でも嬉しいことに、お客様の半分以上は、良いものなら高くても買いたいと思ってくださっています。特に日本のお客様は、職人が作る本物の価値をよく理解してくださいます。

なぜプチ・ラパンは本物にこだわるのか

安い人工バニラに変えれば、材料費はぐんと安くなります。実際、多くのお店がそうしています。でも、私たちが20年間ずっと本物のマダガスカル産バニラを使い続けるのには、理由があります。

天然のバニラには200種類以上の香りの成分が入っています。この複雑で豊かな香りは、人工的に作ったバニラでは絶対に真似できません。

シュークリームのクリームで、あの温かくて優しい香りが立ち上がる瞬間。お客様が「やっぱりプチ・ラパンは違う」と感じてくださるのは、この香りがあるからなんです。

フランスのお菓子作りは、良い材料を使うことが一番大切だと考えています。技術だけでなく、素材への妥協のなさが、本当に美味しいお菓子を作るのです。

お客様に知ってほしい本当の価値

今使っている『マダガスカル産バニラビーンズ』は、厳しい品質チェックをクリアした最高級品です。500グラムという大きな袋で買うことで、品質を保ちながらできるだけ安く仕入れています。
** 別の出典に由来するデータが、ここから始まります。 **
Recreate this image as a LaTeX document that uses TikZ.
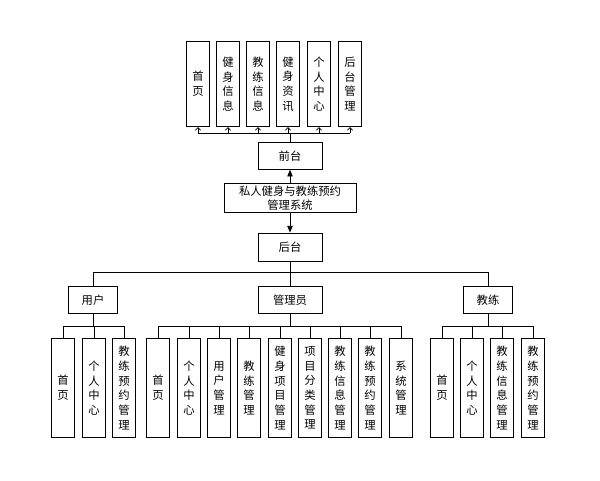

このバニラは、マダガスカルの農家の人が手で摘んで、昔ながらの方法でじっくり作ったものです。一本一本が農家の人の1年間の努力の結晶なんです。

私たちは、信頼できる業者さんとお付き合いして、お客様に安定した値段でお菓子をお届けできるよう頑張っています。

これからも変わらない約束

バニラを取り巻く状況は、これからも厳しいかもしれません。地球温暖化で台風が増えて、マダガスカルのバニラ作りはもっと大変になると予想されています。

でも、だからこそ本物の価値が光ります。本物志向のお客様が増えている今、素材にこだわるお店の価値はどんどん高まっています。

私たちのバニラへのこだわりは、単なる材料選びを超えています。バニラビーンズ一本一本に込められた、農家の人の思いとお客様への愛情。それを大切にしたいんです。

本物の美味しさを求めるお客様へ

安い偽物がたくさん出回る中で、本物を見つけるのは簡単ではありません。でも、本当に美味しいお菓子には、本当に良い材料が必要だと私たちは信じています。

値段が高くても、複雑で困難な状況があっても、職人の心を理解してくださるお客様のために、私たちは本物のバニラを使い続けます。

一口のシュークリームに込められた、マダガスカルから長岡京までの長い旅の物語。ぜひ味わってみてください。きっとその違いを感じていただけると思います。


プチ・ラパンは今日も、遠いマダガスカルの農家の人たちが大切に育てたバニラビーンズを使って、心を込めてお菓子を作っています。